What the task requires: Without the pictures, repeat the listing character for character.

──────── Data segment ────────

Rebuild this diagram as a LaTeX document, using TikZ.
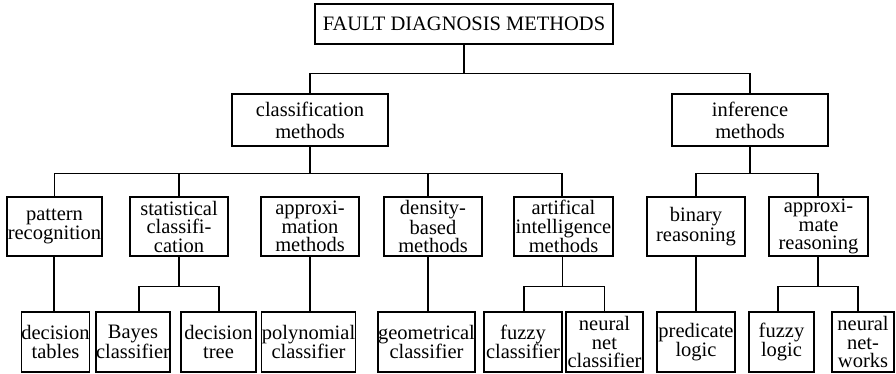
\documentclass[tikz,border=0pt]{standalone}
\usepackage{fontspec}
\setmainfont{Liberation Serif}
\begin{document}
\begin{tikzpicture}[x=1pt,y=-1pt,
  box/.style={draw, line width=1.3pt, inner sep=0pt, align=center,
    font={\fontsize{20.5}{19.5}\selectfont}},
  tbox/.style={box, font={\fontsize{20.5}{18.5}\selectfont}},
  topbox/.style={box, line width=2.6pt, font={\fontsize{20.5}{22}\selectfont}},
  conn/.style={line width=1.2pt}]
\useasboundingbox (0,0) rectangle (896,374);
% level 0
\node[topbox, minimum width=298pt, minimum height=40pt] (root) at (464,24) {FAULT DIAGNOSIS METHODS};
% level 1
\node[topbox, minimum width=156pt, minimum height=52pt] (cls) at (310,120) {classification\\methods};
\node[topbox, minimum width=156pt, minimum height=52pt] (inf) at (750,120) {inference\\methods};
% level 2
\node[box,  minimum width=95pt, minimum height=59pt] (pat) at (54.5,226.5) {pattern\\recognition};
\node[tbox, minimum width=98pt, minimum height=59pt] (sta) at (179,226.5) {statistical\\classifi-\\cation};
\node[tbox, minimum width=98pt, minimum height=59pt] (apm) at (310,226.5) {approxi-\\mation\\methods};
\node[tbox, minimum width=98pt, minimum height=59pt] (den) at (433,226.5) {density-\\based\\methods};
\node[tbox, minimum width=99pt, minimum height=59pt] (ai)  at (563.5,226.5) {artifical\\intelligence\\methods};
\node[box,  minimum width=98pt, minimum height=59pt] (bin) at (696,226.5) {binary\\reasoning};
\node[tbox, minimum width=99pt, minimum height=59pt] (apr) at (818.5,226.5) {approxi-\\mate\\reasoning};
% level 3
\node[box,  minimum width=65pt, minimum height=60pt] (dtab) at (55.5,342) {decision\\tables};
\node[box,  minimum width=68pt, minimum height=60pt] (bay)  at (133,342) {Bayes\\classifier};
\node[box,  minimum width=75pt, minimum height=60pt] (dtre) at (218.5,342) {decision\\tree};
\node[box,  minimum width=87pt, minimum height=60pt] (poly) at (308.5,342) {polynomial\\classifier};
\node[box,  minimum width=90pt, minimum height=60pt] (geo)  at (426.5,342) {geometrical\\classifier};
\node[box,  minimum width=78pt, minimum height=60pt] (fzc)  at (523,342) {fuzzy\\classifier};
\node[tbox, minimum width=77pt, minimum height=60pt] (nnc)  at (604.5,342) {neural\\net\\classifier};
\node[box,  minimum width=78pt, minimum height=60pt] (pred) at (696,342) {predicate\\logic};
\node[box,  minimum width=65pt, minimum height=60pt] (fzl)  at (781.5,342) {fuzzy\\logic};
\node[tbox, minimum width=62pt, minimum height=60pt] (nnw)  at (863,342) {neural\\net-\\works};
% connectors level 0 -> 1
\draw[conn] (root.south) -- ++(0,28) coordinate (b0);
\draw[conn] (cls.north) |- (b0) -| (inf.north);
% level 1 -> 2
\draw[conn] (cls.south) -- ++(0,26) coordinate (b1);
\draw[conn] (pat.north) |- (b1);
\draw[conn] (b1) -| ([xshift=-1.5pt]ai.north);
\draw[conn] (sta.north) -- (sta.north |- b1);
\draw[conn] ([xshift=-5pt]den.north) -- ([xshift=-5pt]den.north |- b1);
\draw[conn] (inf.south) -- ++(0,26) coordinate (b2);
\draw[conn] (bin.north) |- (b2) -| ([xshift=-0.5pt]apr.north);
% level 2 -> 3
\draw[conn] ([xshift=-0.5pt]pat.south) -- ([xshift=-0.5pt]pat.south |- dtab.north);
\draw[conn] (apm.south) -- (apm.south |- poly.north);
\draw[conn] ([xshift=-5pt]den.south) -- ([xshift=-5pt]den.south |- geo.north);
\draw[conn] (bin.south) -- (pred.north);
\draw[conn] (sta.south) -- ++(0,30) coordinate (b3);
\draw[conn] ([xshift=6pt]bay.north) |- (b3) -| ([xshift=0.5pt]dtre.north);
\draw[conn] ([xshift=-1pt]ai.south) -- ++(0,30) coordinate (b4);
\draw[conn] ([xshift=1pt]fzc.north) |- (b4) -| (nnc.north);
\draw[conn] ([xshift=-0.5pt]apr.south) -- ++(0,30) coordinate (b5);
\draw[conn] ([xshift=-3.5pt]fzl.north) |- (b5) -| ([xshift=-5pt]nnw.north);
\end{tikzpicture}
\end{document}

────────

Answer for this exercise:
Rebuild this diagram as a LaTeX document, using TikZ.
\documentclass[tikz,border=0pt]{standalone}
\usepackage{fontspec}
\setmainfont{Liberation Serif}
\begin{document}
\begin{tikzpicture}[x=1pt,y=-1pt,
  box/.style={draw, line width=1.3pt, inner sep=0pt, align=center,
    font={\fontsize{20.5}{19.5}\selectfont}},
  tbox/.style={box, font={\fontsize{20.5}{18.5}\selectfont}},
  topbox/.style={box, line width=2.6pt, font={\fontsize{20.5}{22}\selectfont}},
  conn/.style={line width=1.2pt}]
\useasboundingbox (0,0) rectangle (896,374);
% level 0
\node[topbox, minimum width=298pt, minimum height=40pt] (root) at (464,24) {FAULT DIAGNOSIS METHODS};
% level 1
\node[topbox, minimum width=156pt, minimum height=52pt] (cls) at (310,120) {classification\\methods};
\node[topbox, minimum width=156pt, minimum height=52pt] (inf) at (750,120) {inference\\methods};
% level 2
\node[box,  minimum width=95pt, minimum height=59pt] (pat) at (54.5,226.5) {pattern\\recognition};
\node[tbox, minimum width=98pt, minimum height=59pt] (sta) at (179,226.5) {statistical\\classifi-\\cation};
\node[tbox, minimum width=98pt, minimum height=59pt] (apm) at (310,226.5) {approxi-\\mation\\methods};
\node[tbox, minimum width=98pt, minimum height=59pt] (den) at (433,226.5) {density-\\based\\methods};
\node[tbox, minimum width=99pt, minimum height=59pt] (ai)  at (563.5,226.5) {artifical\\intelligence\\methods};
\node[box,  minimum width=98pt, minimum height=59pt] (bin) at (696,226.5) {binary\\reasoning};
\node[tbox, minimum width=99pt, minimum height=59pt] (apr) at (818.5,226.5) {approxi-\\mate\\reasoning};
% level 3
\node[box,  minimum width=65pt, minimum height=60pt] (dtab) at (55.5,342) {decision\\tables};
\node[box,  minimum width=68pt, minimum height=60pt] (bay)  at (133,342) {Bayes\\classifier};
\node[box,  minimum width=75pt, minimum height=60pt] (dtre) at (218.5,342) {decision\\tree};
\node[box,  minimum width=87pt, minimum height=60pt] (poly) at (308.5,342) {polynomial\\classifier};
\node[box,  minimum width=90pt, minimum height=60pt] (geo)  at (426.5,342) {geometrical\\classifier};
\node[box,  minimum width=78pt, minimum height=60pt] (fzc)  at (523,342) {fuzzy\\classifier};
\node[tbox, minimum width=77pt, minimum height=60pt] (nnc)  at (604.5,342) {neural\\net\\classifier};
\node[box,  minimum width=78pt, minimum height=60pt] (pred) at (696,342) {predicate\\logic};
\node[box,  minimum width=65pt, minimum height=60pt] (fzl)  at (781.5,342) {fuzzy\\logic};
\node[tbox, minimum width=62pt, minimum height=60pt] (nnw)  at (863,342) {neural\\net-\\works};
% connectors level 0 -> 1
\draw[conn] (root.south) -- ++(0,28) coordinate (b0);
\draw[conn] (cls.north) |- (b0) -| (inf.north);
% level 1 -> 2
\draw[conn] (cls.south) -- ++(0,26) coordinate (b1);
\draw[conn] (pat.north) |- (b1);
\draw[conn] (b1) -| ([xshift=-1.5pt]ai.north);
\draw[conn] (sta.north) -- (sta.north |- b1);
\draw[conn] ([xshift=-5pt]den.north) -- ([xshift=-5pt]den.north |- b1);
\draw[conn] (inf.south) -- ++(0,26) coordinate (b2);
\draw[conn] (bin.north) |- (b2) -| ([xshift=-0.5pt]apr.north);
% level 2 -> 3
\draw[conn] ([xshift=-0.5pt]pat.south) -- ([xshift=-0.5pt]pat.south |- dtab.north);
\draw[conn] (apm.south) -- (apm.south |- poly.north);
\draw[conn] ([xshift=-5pt]den.south) -- ([xshift=-5pt]den.south |- geo.north);
\draw[conn] (bin.south) -- (pred.north);
\draw[conn] (sta.south) -- ++(0,30) coordinate (b3);
\draw[conn] ([xshift=6pt]bay.north) |- (b3) -| ([xshift=0.5pt]dtre.north);
\draw[conn] ([xshift=-1pt]ai.south) -- ++(0,30) coordinate (b4);
\draw[conn] ([xshift=1pt]fzc.north) |- (b4) -| (nnc.north);
\draw[conn] ([xshift=-0.5pt]apr.south) -- ++(0,30) coordinate (b5);
\draw[conn] ([xshift=-3.5pt]fzl.north) |- (b5) -| ([xshift=-5pt]nnw.north);
\end{tikzpicture}
\end{document}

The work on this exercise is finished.